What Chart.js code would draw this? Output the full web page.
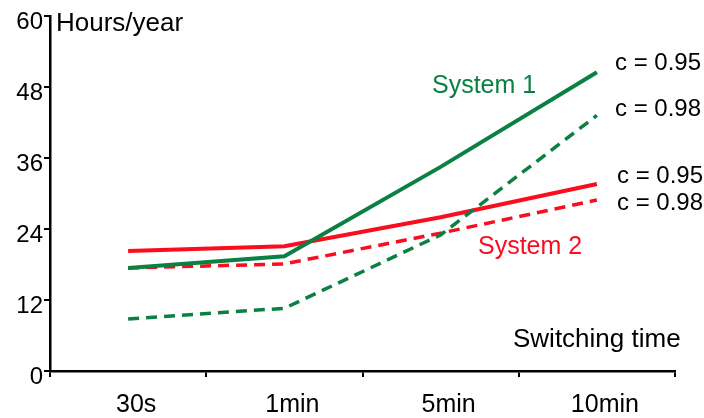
<!DOCTYPE html>
<html>
<head>
<meta charset="UTF-8">
<script src="https://cdn.jsdelivr.net/npm/chart.js"></script>
<style>
  html, body { margin: 0; padding: 0; background: #fff; }
  #wrap { width: 704px; height: 418px; }
</style>
</head>
<body>
<div id="wrap"><canvas id="chart" width="704" height="418"></canvas></div>
<script>
const categories = ['30s', '1min', '5min', '10min'];
const yTicks = [0, 12, 24, 36, 48, 60];
const sys1c95 = [17.4, 19.4, 34.5, 50.5];
const sys1c98 = [8.8, 10.6, 23.0, 43.2];
const sys2c95 = [20.3, 21.1, 26.0, 31.6];
const sys2c98 = [17.4, 18.1, 23.3, 28.9];

const green = '#0a8043';
const red = '#fa0d1e';
const font = '"Liberation Sans", Arial, sans-serif';

// text notes drawn on top of the chart
const notes = [
  { text: 'Hours/year', x: 56, y: 24, size: 26, color: '#000' },
  { text: 'Switching time', x: 513, y: 340, size: 26, color: '#000' },
  { text: 'System 1', x: 432, y: 86, size: 25, color: green },
  { text: 'System 2', x: 478, y: 247, size: 25, color: red },
  { text: 'c = 0.95', x: 615, y: 63, size: 24, color: '#000' },
  { text: 'c = 0.98', x: 615, y: 109, size: 24, color: '#000' },
  { text: 'c = 0.95', x: 617, y: 176, size: 24, color: '#000' },
  { text: 'c = 0.98', x: 617, y: 203, size: 24, color: '#000' }
];

const notesPlugin = {
  id: 'notes',
  afterDraw(chart) {
    const ctx = chart.ctx;
    ctx.save();
    ctx.textBaseline = 'middle';
    ctx.textAlign = 'left';
    notes.forEach(n => {
      ctx.font = n.size + 'px ' + font;
      ctx.fillStyle = n.color;
      ctx.fillText(n.text, n.x, n.y);
    });
    ctx.restore();
  }
};

new Chart(document.getElementById('chart'), {
  type: 'line',
  data: {
    labels: categories,
    datasets: [
      { data: sys1c95, borderColor: green, borderWidth: 4 },
      { data: sys1c98, borderColor: green, borderWidth: 3.5, borderDash: [11, 7] },
      { data: sys2c95, borderColor: red, borderWidth: 4 },
      { data: sys2c98, borderColor: red, borderWidth: 3.5, borderDash: [11, 7] }
    ]
  },
  options: {
    responsive: false,
    animation: false,
    layout: { padding: { top: 16, right: 29, left: 0, bottom: 0 } },
    elements: { point: { radius: 0 }, line: { tension: 0, fill: false } },
    plugins: { legend: { display: false }, tooltip: { enabled: false } },
    scales: {
      x: {
        offset: true,
        grid: { offset: true, drawOnChartArea: false, drawTicks: true, tickLength: 6, color: '#000', lineWidth: 2 },
        border: { display: true, color: '#000', width: 2.5 },
        ticks: { color: '#000', font: { family: font, size: 25 }, padding: 13, labelOffset: 8, maxRotation: 0 },
        afterFit: s => { s.height = 47; }
      },
      y: {
        min: 0,
        max: 60,
        afterBuildTicks: s => { s.ticks = yTicks.map(v => ({ value: v })); },
        grid: { drawOnChartArea: false, drawTicks: true, tickLength: 6, color: '#000', lineWidth: 2 },
        border: { display: true, color: '#000', width: 2.5 },
        ticks: { color: '#000', font: { family: font, size: 24 }, padding: 1, labelOffset: 6 },
        afterFit: s => { s.width = 50; }
      }
    }
  },
  plugins: [notesPlugin]
});
</script>
</body>
</html>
====================
:: EXERCISE INSTRUCTIONS ::
Quote the data exactly, leaving every image out of the copy.

:: RESULT OF THE TASK ::
What Chart.js code would draw this? Output the full web page.
<!DOCTYPE html>
<html>
<head>
<meta charset="UTF-8">
<script src="https://cdn.jsdelivr.net/npm/chart.js"></script>
<style>
  html, body { margin: 0; padding: 0; background: #fff; }
  #wrap { width: 704px; height: 418px; }
</style>
</head>
<body>
<div id="wrap"><canvas id="chart" width="704" height="418"></canvas></div>
<script>
const categories = ['30s', '1min', '5min', '10min'];
const yTicks = [0, 12, 24, 36, 48, 60];
const sys1c95 = [17.4, 19.4, 34.5, 50.5];
const sys1c98 = [8.8, 10.6, 23.0, 43.2];
const sys2c95 = [20.3, 21.1, 26.0, 31.6];
const sys2c98 = [17.4, 18.1, 23.3, 28.9];

const green = '#0a8043';
const red = '#fa0d1e';
const font = '"Liberation Sans", Arial, sans-serif';

// text notes drawn on top of the chart
const notes = [
  { text: 'Hours/year', x: 56, y: 24, size: 26, color: '#000' },
  { text: 'Switching time', x: 513, y: 340, size: 26, color: '#000' },
  { text: 'System 1', x: 432, y: 86, size: 25, color: green },
  { text: 'System 2', x: 478, y: 247, size: 25, color: red },
  { text: 'c = 0.95', x: 615, y: 63, size: 24, color: '#000' },
  { text: 'c = 0.98', x: 615, y: 109, size: 24, color: '#000' },
  { text: 'c = 0.95', x: 617, y: 176, size: 24, color: '#000' },
  { text: 'c = 0.98', x: 617, y: 203, size: 24, color: '#000' }
];

const notesPlugin = {
  id: 'notes',
  afterDraw(chart) {
    const ctx = chart.ctx;
    ctx.save();
    ctx.textBaseline = 'middle';
    ctx.textAlign = 'left';
    notes.forEach(n => {
      ctx.font = n.size + 'px ' + font;
      ctx.fillStyle = n.color;
      ctx.fillText(n.text, n.x, n.y);
    });
    ctx.restore();
  }
};

new Chart(document.getElementById('chart'), {
  type: 'line',
  data: {
    labels: categories,
    datasets: [
      { data: sys1c95, borderColor: green, borderWidth: 4 },
      { data: sys1c98, borderColor: green, borderWidth: 3.5, borderDash: [11, 7] },
      { data: sys2c95, borderColor: red, borderWidth: 4 },
      { data: sys2c98, borderColor: red, borderWidth: 3.5, borderDash: [11, 7] }
    ]
  },
  options: {
    responsive: false,
    animation: false,
    layout: { padding: { top: 16, right: 29, left: 0, bottom: 0 } },
    elements: { point: { radius: 0 }, line: { tension: 0, fill: false } },
    plugins: { legend: { display: false }, tooltip: { enabled: false } },
    scales: {
      x: {
        offset: true,
        grid: { offset: true, drawOnChartArea: false, drawTicks: true, tickLength: 6, color: '#000', lineWidth: 2 },
        border: { display: true, color: '#000', width: 2.5 },
        ticks: { color: '#000', font: { family: font, size: 25 }, padding: 13, labelOffset: 8, maxRotation: 0 },
        afterFit: s => { s.height = 47; }
      },
      y: {
        min: 0,
        max: 60,
        afterBuildTicks: s => { s.ticks = yTicks.map(v => ({ value: v })); },
        grid: { drawOnChartArea: false, drawTicks: true, tickLength: 6, color: '#000', lineWidth: 2 },
        border: { display: true, color: '#000', width: 2.5 },
        ticks: { color: '#000', font: { family: font, size: 24 }, padding: 1, labelOffset: 6 },
        afterFit: s => { s.width = 50; }
      }
    }
  },
  plugins: [notesPlugin]
});
</script>
</body>
</html>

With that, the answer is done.